Drug/Laboratory Test Interactions

  • The urine of patients who take etodolac can give a false-positive reaction for urinary bilirubin (urobilin) due to the presence of phenolic metabolites of etodolac.
  • Diagnostic dip-stick methodology, used to detect ketone bodies in urine, has resulted in false-positive findings in some patients treated with etodolac.
  • Generally, this phenomenon has not been associated with other clinically significant events. No dose relationship has been observed.
  • Etodolac treatment is associated with a small decrease in serum uric acid levels.
  • In clinical trials, mean decreases of 1 to 2 mg/dL were observed in arthritic patients receiving etodolac (600 mg to 1000 mg/day) after 4 weeks of therapy. These levels then remained stable for up to 1 year of therapy.

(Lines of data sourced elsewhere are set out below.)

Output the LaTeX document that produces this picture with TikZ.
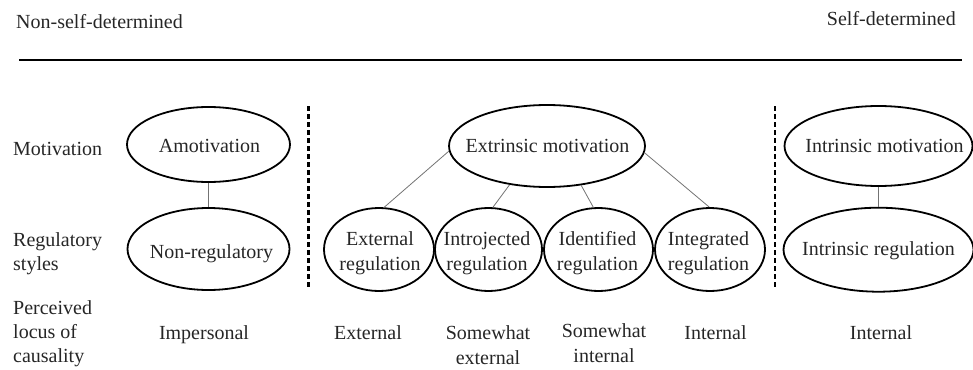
\documentclass[tikz,border=0pt]{standalone}
\usepackage{fontspec}
\setmainfont{Liberation Serif}
\usetikzlibrary{shapes.geometric}
\begin{document}
\begin{tikzpicture}[x=1pt,y=-1pt,
  ell/.style={draw=black,line width=1.8pt,ellipse,inner sep=0pt},
  txt/.style={font=\fontsize{20}{24.5}\selectfont,inner sep=0pt,anchor=base,align=center,text=black!85},
  side/.style={font=\fontsize{20}{24}\selectfont,inner sep=0pt,anchor=base west,align=left,text=black!85},
  link/.style={draw=black!55,line width=0.8pt},
  divider/.style={line width=2.2pt,dash pattern=on 5pt off 3pt}]
\useasboundingbox (0,0) rectangle (973,369);
% header
\node[side] (nsd) at (16,29) {Non-self-determined};
\node[txt,anchor=base east] (sd) at (956,26) {Self-determined};
\coordinate (hl) at (19,59.5);
\coordinate (hr) at (962,59.5);
\draw[line width=2pt] (hl) -- (hr);
% dividers
\coordinate (d1a) at (308.5,106);
\coordinate (d1b) at (308.5,288);
\coordinate (d2a) at (775,106);
\coordinate (d2b) at (775,288);
\draw[divider] (d1a) -- (d1b);
\draw[divider] (d2a) -- (d2b);
% row labels (base anchor = last line)
\node[side] (lmot) at (13,155) {Motivation};
\node[side] (lreg) at (13,270) {Regulatory\\styles};
\node[side] (lloc) at (13,362) {Perceived\\locus of\\causality};
% ellipses
\node[ell,minimum width=163pt,minimum height=75pt] (amot) at (208.5,144.5) {};
\node[ell,minimum width=162pt,minimum height=82pt] (nonreg) at (208.5,249) {};
\node[ell,minimum width=196pt,minimum height=82pt] (extr) at (547,146) {};
\node[ell,minimum width=110pt,minimum height=83pt] (extreg) at (379,249.5) {};
\node[ell,minimum width=107pt,minimum height=83pt] (introj) at (488.5,249.5) {};
\node[ell,minimum width=109pt,minimum height=83pt] (ident) at (598.5,249.5) {};
\node[ell,minimum width=110pt,minimum height=83pt] (integ) at (710,249.5) {};
\node[ell,minimum width=188pt,minimum height=80pt] (intrm) at (878.5,146) {};
\node[ell,minimum width=190pt,minimum height=84pt] (intrr) at (878.5,249.7) {};
% ellipse texts
\node[txt] (tamot) at (209.5,152.5) {Amotivation};
\node[txt] (tnonreg) at (211.5,258) {Non-regulatory};
\node[txt] (textr) at (547.5,152.5) {Extrinsic motivation};
\node[txt] (textreg) at (380,270) {External\\regulation};
\node[txt] (tintroj) at (487,270) {Introjected\\regulation};
\node[txt] (tident) at (597.5,270) {Identified\\regulation};
\node[txt] (tinteg) at (708.5,270) {Integrated\\regulation};
\node[txt] (tintrm) at (884.5,152) {Intrinsic motivation};
\node[txt] (tintrr) at (878.5,255) {Intrinsic regulation};
% connectors
\draw[link] (amot) -- (nonreg);
\draw[link] (intrm) -- (intrr);
\draw[link] (extr.183) -- (extreg.83);
\draw[link] (extr.226) -- (introj.84);
\draw[link] (extr.311) -- (ident.97);
\draw[link] (extr.356) -- (integ.91);
% locus labels
\node[txt] (limp) at (204,339) {Impersonal};
\node[txt] (lext) at (368,339) {External};
\node[txt] (lswe) at (488,364) {Somewhat\\external};
\node[txt] (lswi) at (604,362) {Somewhat\\internal};
\node[txt] (lint) at (715.5,339) {Internal};
\node[txt] (lint2) at (881,339) {Internal};
\end{tikzpicture}
\end{document}
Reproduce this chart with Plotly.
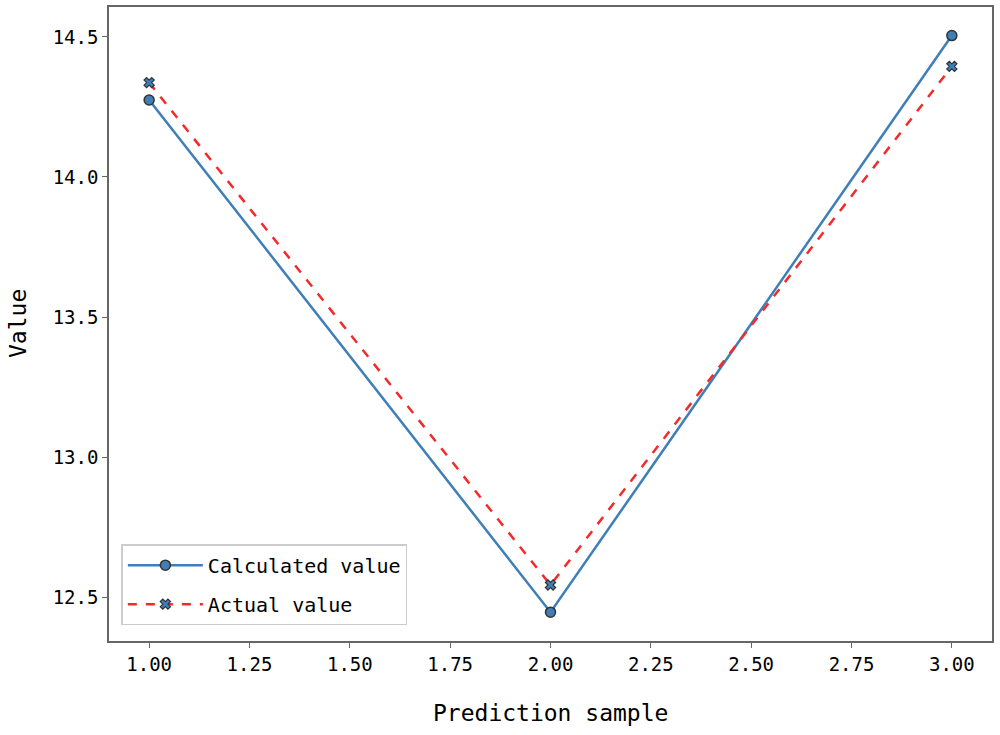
import plotly.graph_objects as go

samples = [1, 2, 3]
calculated = [14.275, 12.446, 14.505]
actual = [14.337, 12.543, 14.395]
x_ticks = [1.00, 1.25, 1.50, 1.75, 2.00, 2.25, 2.50, 2.75, 3.00]
y_ticks = [12.5, 13.0, 13.5, 14.0, 14.5]

FONT = "DejaVu Sans Mono, Liberation Mono, monospace"

fig = go.Figure()
fig.add_trace(go.Scatter(
    x=samples, y=calculated, mode="lines+markers", name="Calculated value",
    legendgroup="calc",
    line=dict(color="#3f7fb8", width=2.5),
    marker=dict(symbol="circle", size=10, color="#3f7fb8", line=dict(color="#333333", width=1.5)),
))
fig.add_trace(go.Scatter(
    x=samples, y=actual, mode="lines+markers", name="Actual value",
    legendgroup="act",
    line=dict(color="#f42a2a", width=2.5, dash="dash"),
    marker=dict(symbol="x", size=9, color="#3f7fb8", line=dict(color="#333333", width=1.2)),
))

fig.update_layout(
    width=1000, height=735,
    margin=dict(l=109, r=8, t=7, b=94),
    paper_bgcolor="white", plot_bgcolor="white",
    font=dict(family=FONT, size=19, color="black"),
    showlegend=True,
    legend=dict(
        x=0.014, y=0.025, xanchor="left", yanchor="bottom",
        bordercolor="#cccccc", borderwidth=1.5, bgcolor="white",
        font=dict(family=FONT, size=20, color="black"),
        itemwidth=75, tracegroupgap=10,
    ),
    xaxis=dict(
        range=[0.9, 3.1], tickvals=x_ticks,
        ticktext=[f"{v:.2f}" for v in x_ticks],
        showgrid=False, zeroline=False, automargin=False,
        showline=True, linecolor="#666666", linewidth=1.5, mirror=True,
        ticks="outside", ticklen=5, tickcolor="#666666",
    ),
    yaxis=dict(
        range=[12.343, 14.607], tickvals=y_ticks,
        ticktext=[f"{v:.1f}" for v in y_ticks],
        showgrid=False, zeroline=False, automargin=False,
        showline=True, linecolor="#666666", linewidth=1.5, mirror=True,
        ticks="outside", ticklen=5, tickcolor="#666666",
    ),
    annotations=[
        dict(text="Prediction sample", xref="paper", yref="paper", x=0.5, y=0,
             yshift=-72, xanchor="center", yanchor="middle", showarrow=False,
             font=dict(family=FONT, size=23, color="black")),
        dict(text="Value", xref="paper", yref="paper", x=0, y=0.5,
             xshift=-91, xanchor="center", yanchor="middle", showarrow=False, textangle=-90,
             font=dict(family=FONT, size=23, color="black")),
    ],
)

fig.write_html(
    "out.html",
    config={"displayModeBar": False},
    post_script="document.body.style.margin='0';document.body.style.overflow='hidden';",
)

Lodine (etodolac) is a nonsteroidal anti-inflammatory drug (NSAID) used to treat pain and inflammation associated with osteoarthritis, rheumatoid arthritis, juvenile rheumatoid arthritis, tendinitis, bursitis, and menstrual cramps. Common side effects of Lodine include rash, ringing in the ears, headaches, dizziness, drowsiness, abdominal pain, nausea, diarrhea, constipation, heartburn, fluid retention, and shortness of breath. In late pregnancy, the third trimester, as with other NSAIDs, Lodine should be avoided because it may cause premature closure of the ductus arteriosus. It is unknown if Lodine is excreted in breast milk.